Gain the skills, curriculum tools, and confidence to successfully teach financial literacy

Course Overview

Teaching Financial Literacy is a four-week program that provides educators with the skills, curriculum tools, and confidence to successfully teach financial literacy and economic topics to K-12 students.

Once this professional development course is completed, educators can apply to teach Pathways to Financial Success, NKU’s financial literacy course, at their high schools through NKU's School-Based Scholars (dual-credit) program.

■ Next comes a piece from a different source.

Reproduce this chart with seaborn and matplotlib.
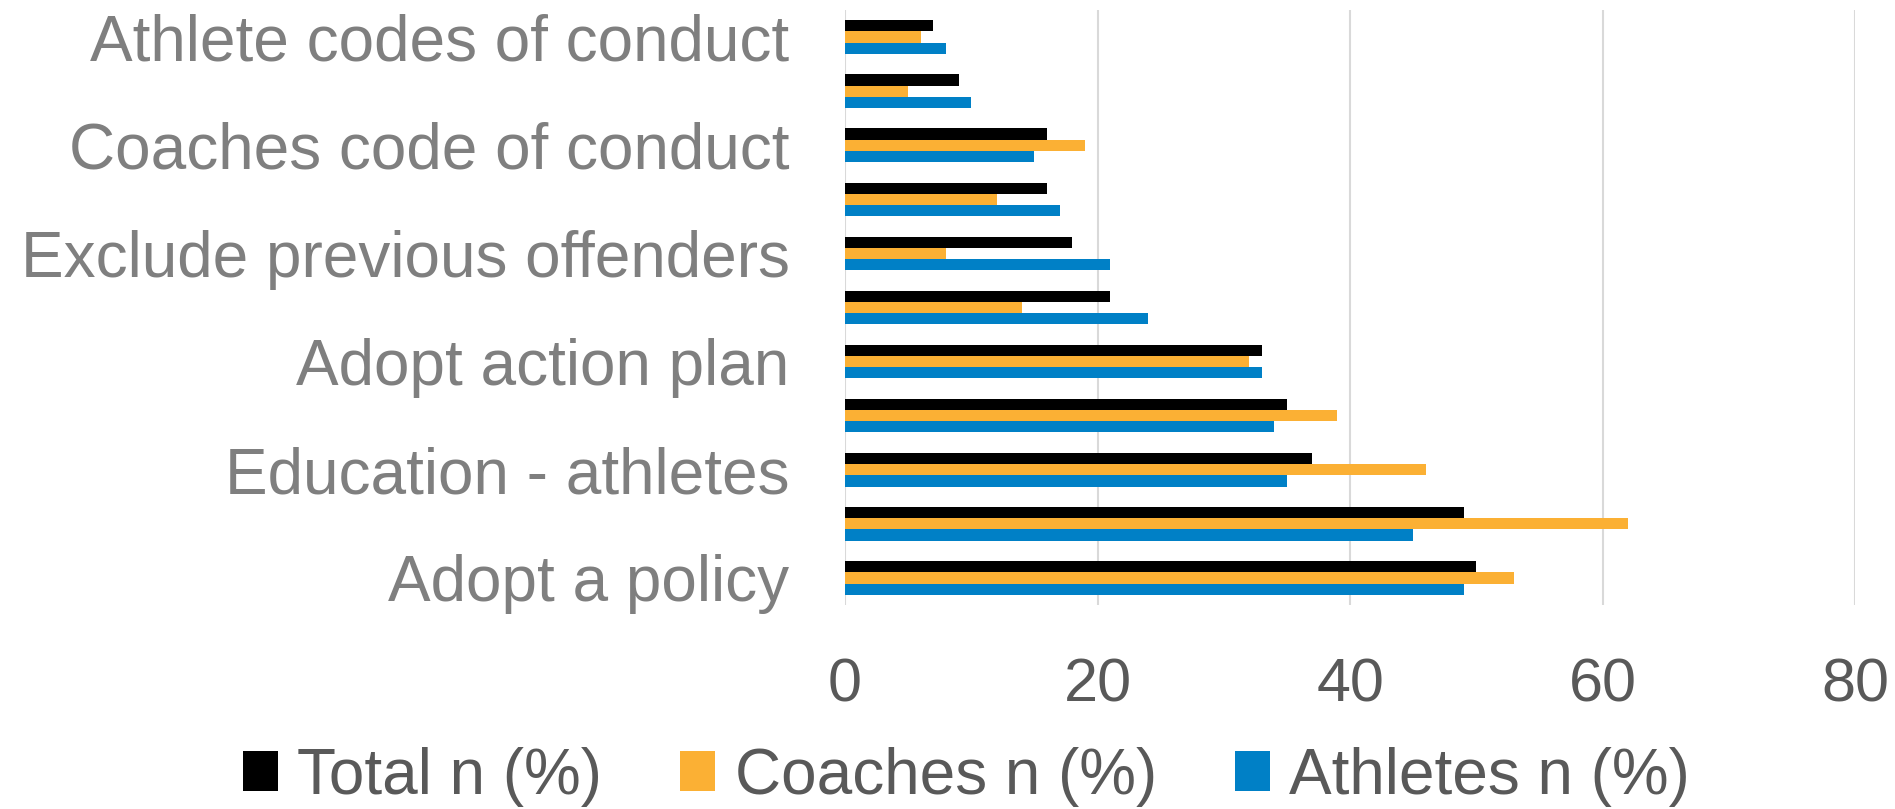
import pandas as pd
import matplotlib
matplotlib.use("Agg")
import matplotlib.pyplot as plt
import seaborn as sns

# categories top -> bottom (every other label is hidden on the chart)
categories = [
    "Athlete codes of conduct", "Parent codes of conduct",
    "Coaches code of conduct", "Background checks",
    "Exclude previous offenders", "Reporting procedure",
    "Adopt action plan", "Welfare officer",
    "Education - athletes", "Education - coaches",
    "Adopt a policy",
]
shown_labels = [
    "Athlete codes of conduct", "",
    "Coaches code of conduct", "",
    "Exclude previous offenders", "",
    "Adopt action plan", "",
    "Education - athletes", "",
    "Adopt a policy",
]
total = [7, 9, 16, 16, 18, 21, 33, 35, 37, 49, 50]
coaches = [6, 5, 19, 12, 8, 14, 32, 39, 46, 62, 53]
athletes = [8, 10, 15, 17, 21, 24, 33, 34, 35, 45, 49]

series = ["Total n (%)", "Coaches n (%)", "Athletes n (%)"]
colors = ["#000000", "#FBB034", "#0080C6"]

df = pd.concat([
    pd.DataFrame({"category": categories, "value": total, "series": series[0]}),
    pd.DataFrame({"category": categories, "value": coaches, "series": series[1]}),
    pd.DataFrame({"category": categories, "value": athletes, "series": series[2]}),
])

sns.set_style("white")
plt.rcParams["font.family"] = ["Liberation Sans", "DejaVu Sans"]

fig = plt.figure(figsize=(18.95, 8.09), dpi=100)
ax = fig.add_axes([0.4459, 0.2522, 0.979 - 0.4459, 0.9876 - 0.2522])

sns.barplot(data=df, y="category", x="value", hue="series", order=categories,
            hue_order=series, palette=colors, orient="h", width=0.62,
            saturation=1, linewidth=0, ax=ax)

ax.set_xlim(0, 80)
ax.set_ylim(10.5, -0.5)
ax.set_xticks([0, 20, 40, 60, 80])
ax.set_yticks(range(len(categories)))
ax.set_yticklabels(shown_labels)
ax.set_xlabel("")
ax.set_ylabel("")
ax.grid(axis="x", color="#D9D9D9", linewidth=1.5)
ax.set_axisbelow(True)
for s in ax.spines.values():
    s.set_visible(False)
ax.tick_params(axis="x", length=0, pad=38, labelsize=44, labelcolor="#595959")
ax.tick_params(axis="y", length=0, pad=40, labelsize=46, labelcolor="#7F7F7F")

handles, labels = ax.get_legend_handles_labels()
ax.legend_.remove()
fig.legend(handles, labels, loc="center", bbox_to_anchor=(0.51, 0.04), ncol=3,
           frameon=False, fontsize=46, handlelength=0.55, handleheight=0.6,
           handletextpad=0.3, columnspacing=1.22, labelcolor="#595959")

fig.savefig("out.png", dpi=100)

The program follows national standards and is aligned to Kentucky’s and Ohio's new standards.



Early Bird Rate: $50
Registration Deadline: May 1st.

After May 1st: Individual Registration
Rate: $100
Registration Deadline: June 24th.



Dates: July 5-29, 2022

Course content is delivered in an online and asynchronous format but includes two hours of online synchronous discussion per week, those times are:

  • July 6 | 10AM - 11AM
  • July 7 | 10AM - 11AM
  • July 13 | 10AM - 11AM
  • July 14 | 10AM - 11AM
  • July 20 | 10AM - 11AM
  • July 21 | 10AM - 11AM
  • July 27 | 10AM - 11AM
  • July 28 | 10AM - 11AM

Course Outline

Week Topics
Week 1 Introduction to economics and financial literacy
Week 2

Experiential learning, simulations, and project-based learning for teaching economics and financial literacy

Standards, course development and general education program

Week 3

Integrating design thinking, multiple intelligence, and differentiation to teach economics and financial literacy

Earning an income, paying for college and financial planning process

Week 4

Connecting the community, case studies, music, videos, and social media in teaching economics and financial literacy

Consumer credit, taxes, saving and investing


Meet the Instructors

Nancy Lang

Dr. Nancy Lang is Associate Professor of Economics. Her primary teaching areas are microeconomics, international business and economics, and economics for teachers. Dr. Lang's research interests include instructional strategies for teaching economics, learning and teaching styles, and attitudes toward economic issues.

Biography Continued

She is co-author of a high school economics textbook and conducts professional development programs in economic and financial education for teachers. She is actively involved in a variety of internationally-focused programs that have taken her to countries such as Estonia, Kazakhstan, Croatia, Ukraine, Mexico and Quebec. She earned her doctorate in economic education at the University of Georgia.


Course Outcomes

  1. Analyze and evaluate programs and curricular materials designed for the development and understanding of economics and financial concepts.
  2. Apply state and national standards for course and lesson development as well as assessment of student understanding of economic and financial concepts.
  3. Discuss class activities, practices, and organizational strategies that support the development of economic and financial thinking.
  4. Discuss pedagogical practices, class activities, and strategies that enable educators to implement and manage economic and financial literacy instruction in ways that facilitate higher order thinking.